• **Data lines**:
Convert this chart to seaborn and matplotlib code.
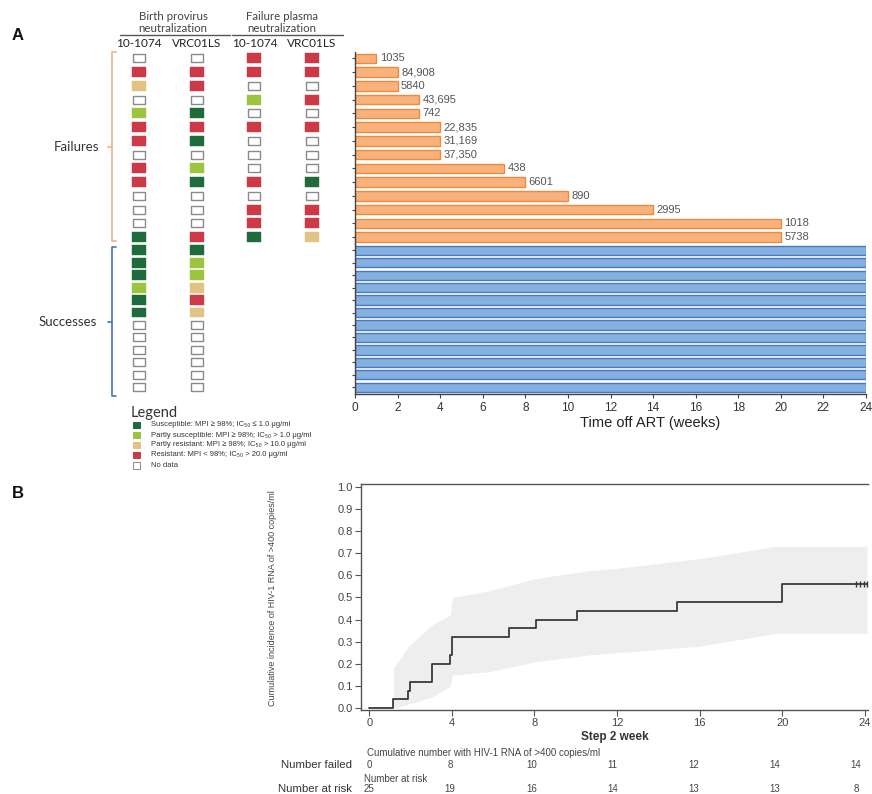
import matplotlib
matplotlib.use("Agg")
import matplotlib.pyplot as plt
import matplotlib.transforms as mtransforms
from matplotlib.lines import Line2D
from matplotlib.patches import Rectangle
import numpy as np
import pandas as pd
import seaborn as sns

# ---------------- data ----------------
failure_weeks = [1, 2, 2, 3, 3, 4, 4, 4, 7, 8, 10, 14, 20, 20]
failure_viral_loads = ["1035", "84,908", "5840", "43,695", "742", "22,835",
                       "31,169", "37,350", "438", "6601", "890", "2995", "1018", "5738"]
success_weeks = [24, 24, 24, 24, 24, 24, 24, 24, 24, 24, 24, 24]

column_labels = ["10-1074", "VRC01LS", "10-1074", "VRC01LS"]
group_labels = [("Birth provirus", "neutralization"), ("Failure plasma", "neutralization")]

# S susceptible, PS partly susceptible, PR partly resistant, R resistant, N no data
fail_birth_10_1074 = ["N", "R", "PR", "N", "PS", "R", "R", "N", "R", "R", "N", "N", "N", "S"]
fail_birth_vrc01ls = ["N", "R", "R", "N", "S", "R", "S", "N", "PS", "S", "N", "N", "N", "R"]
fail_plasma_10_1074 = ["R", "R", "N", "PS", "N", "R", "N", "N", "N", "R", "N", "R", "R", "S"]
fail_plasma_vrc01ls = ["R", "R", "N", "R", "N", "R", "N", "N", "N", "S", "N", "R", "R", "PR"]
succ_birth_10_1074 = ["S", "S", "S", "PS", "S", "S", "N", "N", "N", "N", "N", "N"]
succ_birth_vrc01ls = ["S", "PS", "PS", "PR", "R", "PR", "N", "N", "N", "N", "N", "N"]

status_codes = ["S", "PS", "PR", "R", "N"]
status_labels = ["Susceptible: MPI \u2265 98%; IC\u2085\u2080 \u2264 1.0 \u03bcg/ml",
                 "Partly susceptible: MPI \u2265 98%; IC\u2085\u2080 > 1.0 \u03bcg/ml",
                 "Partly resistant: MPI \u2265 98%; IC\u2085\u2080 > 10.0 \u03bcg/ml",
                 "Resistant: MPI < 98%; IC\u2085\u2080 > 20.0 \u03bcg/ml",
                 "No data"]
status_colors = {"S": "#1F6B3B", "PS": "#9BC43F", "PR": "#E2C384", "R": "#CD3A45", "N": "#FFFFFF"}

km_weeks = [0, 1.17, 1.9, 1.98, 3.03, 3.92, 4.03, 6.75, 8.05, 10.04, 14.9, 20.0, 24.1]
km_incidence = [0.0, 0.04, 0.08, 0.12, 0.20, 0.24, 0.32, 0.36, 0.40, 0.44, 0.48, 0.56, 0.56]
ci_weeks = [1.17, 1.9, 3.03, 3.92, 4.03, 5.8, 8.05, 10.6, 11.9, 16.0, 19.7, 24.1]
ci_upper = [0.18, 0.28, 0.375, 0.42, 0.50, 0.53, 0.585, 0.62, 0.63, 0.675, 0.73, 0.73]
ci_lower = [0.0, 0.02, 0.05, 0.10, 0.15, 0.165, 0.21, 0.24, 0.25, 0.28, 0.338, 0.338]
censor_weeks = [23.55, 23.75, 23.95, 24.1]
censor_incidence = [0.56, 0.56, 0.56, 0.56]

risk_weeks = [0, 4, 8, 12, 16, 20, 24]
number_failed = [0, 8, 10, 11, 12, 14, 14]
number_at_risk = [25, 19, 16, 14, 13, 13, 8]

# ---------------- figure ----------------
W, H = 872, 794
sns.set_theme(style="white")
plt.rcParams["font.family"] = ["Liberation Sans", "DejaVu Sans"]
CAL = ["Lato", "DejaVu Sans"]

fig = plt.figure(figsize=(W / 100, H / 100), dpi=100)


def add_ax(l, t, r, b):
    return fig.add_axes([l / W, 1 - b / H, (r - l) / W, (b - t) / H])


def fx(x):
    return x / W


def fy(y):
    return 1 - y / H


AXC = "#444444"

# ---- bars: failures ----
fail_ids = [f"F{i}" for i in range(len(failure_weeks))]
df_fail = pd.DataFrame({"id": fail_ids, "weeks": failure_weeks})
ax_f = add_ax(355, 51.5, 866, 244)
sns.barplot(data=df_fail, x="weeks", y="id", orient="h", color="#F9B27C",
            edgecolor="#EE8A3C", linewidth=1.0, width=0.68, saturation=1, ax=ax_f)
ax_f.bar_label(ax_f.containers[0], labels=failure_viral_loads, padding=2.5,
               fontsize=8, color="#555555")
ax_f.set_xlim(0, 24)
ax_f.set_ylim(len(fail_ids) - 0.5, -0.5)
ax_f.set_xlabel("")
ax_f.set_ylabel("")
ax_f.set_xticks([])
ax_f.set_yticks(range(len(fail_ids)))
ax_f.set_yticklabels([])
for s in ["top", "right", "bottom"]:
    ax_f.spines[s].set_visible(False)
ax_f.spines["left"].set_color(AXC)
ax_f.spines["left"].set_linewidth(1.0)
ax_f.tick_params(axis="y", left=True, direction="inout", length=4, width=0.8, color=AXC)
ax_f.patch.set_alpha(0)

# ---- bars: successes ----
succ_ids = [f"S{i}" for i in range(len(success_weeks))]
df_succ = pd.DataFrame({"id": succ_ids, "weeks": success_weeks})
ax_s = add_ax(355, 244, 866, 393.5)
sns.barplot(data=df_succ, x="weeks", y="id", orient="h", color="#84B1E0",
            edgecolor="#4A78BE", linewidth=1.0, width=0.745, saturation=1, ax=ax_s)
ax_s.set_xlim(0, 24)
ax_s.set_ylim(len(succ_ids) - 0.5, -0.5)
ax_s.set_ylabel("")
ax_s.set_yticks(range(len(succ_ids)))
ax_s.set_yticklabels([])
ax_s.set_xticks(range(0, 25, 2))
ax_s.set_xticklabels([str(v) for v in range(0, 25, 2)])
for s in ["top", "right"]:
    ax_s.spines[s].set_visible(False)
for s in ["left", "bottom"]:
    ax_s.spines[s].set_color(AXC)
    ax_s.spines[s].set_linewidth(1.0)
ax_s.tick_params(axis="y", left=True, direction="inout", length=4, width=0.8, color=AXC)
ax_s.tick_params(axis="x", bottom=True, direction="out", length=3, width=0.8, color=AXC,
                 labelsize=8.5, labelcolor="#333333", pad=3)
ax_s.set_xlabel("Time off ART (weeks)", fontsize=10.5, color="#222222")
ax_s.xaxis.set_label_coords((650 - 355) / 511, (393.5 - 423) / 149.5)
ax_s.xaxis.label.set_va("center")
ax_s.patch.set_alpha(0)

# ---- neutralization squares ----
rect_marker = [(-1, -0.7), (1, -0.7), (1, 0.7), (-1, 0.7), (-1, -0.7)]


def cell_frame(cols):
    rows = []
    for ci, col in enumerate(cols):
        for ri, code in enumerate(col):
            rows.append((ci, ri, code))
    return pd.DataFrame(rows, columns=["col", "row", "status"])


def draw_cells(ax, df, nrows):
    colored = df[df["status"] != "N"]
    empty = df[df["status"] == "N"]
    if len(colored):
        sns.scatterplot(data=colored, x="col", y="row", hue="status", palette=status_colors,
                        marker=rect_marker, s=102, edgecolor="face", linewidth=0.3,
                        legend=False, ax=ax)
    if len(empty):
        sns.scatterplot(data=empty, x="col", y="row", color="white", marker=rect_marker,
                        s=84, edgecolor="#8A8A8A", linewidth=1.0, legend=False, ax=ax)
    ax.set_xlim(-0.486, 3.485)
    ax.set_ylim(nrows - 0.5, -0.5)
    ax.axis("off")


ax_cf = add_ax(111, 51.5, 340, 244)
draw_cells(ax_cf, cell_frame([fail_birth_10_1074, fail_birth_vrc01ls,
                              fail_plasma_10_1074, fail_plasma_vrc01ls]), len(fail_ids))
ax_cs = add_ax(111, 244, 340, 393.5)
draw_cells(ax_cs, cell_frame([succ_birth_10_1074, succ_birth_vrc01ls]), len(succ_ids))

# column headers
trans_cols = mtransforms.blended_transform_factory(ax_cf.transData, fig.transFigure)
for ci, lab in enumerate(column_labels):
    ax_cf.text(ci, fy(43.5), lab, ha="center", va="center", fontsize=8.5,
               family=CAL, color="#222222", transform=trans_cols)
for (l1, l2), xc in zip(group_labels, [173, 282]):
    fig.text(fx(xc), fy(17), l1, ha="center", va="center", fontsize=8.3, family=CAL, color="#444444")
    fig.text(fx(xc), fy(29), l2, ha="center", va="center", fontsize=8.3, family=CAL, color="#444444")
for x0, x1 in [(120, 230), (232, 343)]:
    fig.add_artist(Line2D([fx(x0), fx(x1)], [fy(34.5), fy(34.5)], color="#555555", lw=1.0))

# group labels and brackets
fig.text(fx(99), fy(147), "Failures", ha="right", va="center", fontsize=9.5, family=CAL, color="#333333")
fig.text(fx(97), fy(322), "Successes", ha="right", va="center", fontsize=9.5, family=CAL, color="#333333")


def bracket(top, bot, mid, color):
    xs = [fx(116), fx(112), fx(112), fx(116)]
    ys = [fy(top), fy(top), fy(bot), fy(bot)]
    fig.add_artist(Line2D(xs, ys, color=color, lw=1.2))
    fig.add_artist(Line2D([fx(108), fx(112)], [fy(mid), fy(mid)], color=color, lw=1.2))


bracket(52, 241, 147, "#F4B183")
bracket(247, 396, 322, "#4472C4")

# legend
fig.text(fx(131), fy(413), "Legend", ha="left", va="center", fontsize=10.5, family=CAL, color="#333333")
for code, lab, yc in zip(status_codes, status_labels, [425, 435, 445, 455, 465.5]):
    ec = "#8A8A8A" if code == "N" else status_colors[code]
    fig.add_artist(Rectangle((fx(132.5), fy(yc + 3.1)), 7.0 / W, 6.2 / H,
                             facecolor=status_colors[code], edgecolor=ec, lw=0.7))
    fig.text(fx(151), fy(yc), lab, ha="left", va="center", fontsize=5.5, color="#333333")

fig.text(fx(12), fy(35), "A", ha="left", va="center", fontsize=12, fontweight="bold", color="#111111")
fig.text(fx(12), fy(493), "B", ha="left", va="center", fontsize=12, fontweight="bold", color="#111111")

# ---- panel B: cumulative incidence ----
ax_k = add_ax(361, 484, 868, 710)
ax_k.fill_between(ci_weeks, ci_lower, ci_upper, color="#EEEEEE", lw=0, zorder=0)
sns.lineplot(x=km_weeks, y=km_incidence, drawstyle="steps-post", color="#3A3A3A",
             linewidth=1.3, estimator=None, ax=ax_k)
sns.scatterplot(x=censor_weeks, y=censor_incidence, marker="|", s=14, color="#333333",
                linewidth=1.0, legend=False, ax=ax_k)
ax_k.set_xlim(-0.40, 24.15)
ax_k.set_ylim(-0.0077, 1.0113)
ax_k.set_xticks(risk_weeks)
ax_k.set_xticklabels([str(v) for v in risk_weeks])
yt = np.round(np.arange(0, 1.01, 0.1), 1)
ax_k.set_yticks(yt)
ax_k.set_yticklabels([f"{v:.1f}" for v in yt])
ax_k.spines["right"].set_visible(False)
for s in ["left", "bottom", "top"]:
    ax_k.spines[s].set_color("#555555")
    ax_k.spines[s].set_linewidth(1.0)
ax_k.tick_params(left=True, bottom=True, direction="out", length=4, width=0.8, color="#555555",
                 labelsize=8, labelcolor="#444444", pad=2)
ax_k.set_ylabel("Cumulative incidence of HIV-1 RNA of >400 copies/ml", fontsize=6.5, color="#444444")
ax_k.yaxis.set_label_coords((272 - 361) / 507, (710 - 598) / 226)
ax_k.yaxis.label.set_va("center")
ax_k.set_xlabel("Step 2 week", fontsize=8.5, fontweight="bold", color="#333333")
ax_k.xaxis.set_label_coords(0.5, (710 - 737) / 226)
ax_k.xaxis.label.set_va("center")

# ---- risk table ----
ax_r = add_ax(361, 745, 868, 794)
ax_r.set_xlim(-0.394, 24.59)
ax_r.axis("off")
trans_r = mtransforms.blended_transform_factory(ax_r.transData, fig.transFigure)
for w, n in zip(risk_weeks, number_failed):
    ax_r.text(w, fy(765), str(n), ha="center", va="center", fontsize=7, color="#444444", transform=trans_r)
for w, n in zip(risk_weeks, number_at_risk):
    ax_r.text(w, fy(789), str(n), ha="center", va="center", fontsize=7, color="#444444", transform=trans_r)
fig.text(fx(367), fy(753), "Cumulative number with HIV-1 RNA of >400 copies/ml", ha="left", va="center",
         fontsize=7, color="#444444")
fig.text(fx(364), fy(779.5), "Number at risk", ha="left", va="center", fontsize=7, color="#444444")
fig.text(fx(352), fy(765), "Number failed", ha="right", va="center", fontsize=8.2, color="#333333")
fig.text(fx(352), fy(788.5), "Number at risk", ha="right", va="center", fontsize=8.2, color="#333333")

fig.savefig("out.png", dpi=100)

• **To be done**:
Restate the material word for word from its first line through the line containing "import seaborn as sns", both included; the pictures do not belong in it.

• **Result of the exercise**:
Convert this chart to seaborn and matplotlib code.
import matplotlib
matplotlib.use("Agg")
import matplotlib.pyplot as plt
import matplotlib.transforms as mtransforms
from matplotlib.lines import Line2D
from matplotlib.patches import Rectangle
import numpy as np
import pandas as pd
import seaborn as sns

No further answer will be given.